Simple probability question If there are 3 batteries each with 10% chance of failure, it seems that the probability of failure would be 3*10% or .30. However I calculate it to be 1-((1-.1)^3) = 0.271. Why is there a difference between these methods of calculating it? Different assumption?
 A: You are adding probabilities in the first case and multiplying probabilities in the second case. You are also assuming independence. Note that $$P(F) = 1-P(F')$$ $$ = 1-P(B_{1}' \cap B_{2}' \cap B_{3}')$$ where $F$ denotes failure and $B_1, B_2$ and $B_3$ denote the probability that a battery fails. 
A: Your latter calculation calculates the complementary probability of the event that none fail, which is the same probability that at least one battery fails, which is what you want. The first case you are merely adding probabilities, which makes no sense. Suppose you had $10$ batteries instead of $3$, each with a $10\%$ chance of failure. Would it make sense to say that there is a $10\cdot 10\%=100\%$ chance of failure in that case?

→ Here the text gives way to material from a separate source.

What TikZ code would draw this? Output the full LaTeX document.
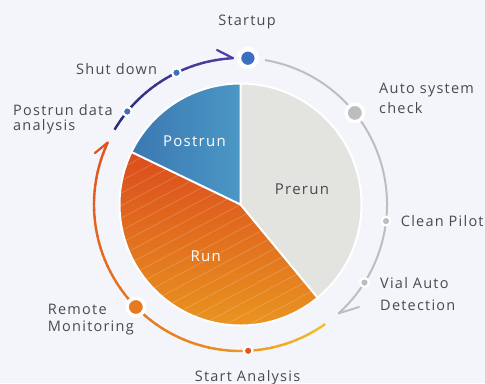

A: In the first case, you are assuming the probabilities are exclusive.  That is, if any one battery fails then the others will not.  This situation can be realized if they are connected in serial: in this case any one battery failing will disconnect the circuit and prevent the failure of the others.
In the second case, you are assuming the probabilities are independent.  This is the same as adding up the seven exclusive probabilities p1*p2*p3 + p1*p2*(1-p3) + p1*(1-p2)*p3 + (1-p1)*p2*p3 + p1*(1-p2)*(1-p3) + (1-p1)p2(1-p3) + (1-p1)*(1-p2)*p3, corresponding to the single case when they all fail, the the three cases when two of them do, and the three cases when exactly one of them does, with p1 = p2 = p3 = 0.1.  This describes the situation when they are connected in parallel: if any one of them fails the others continue to supply current.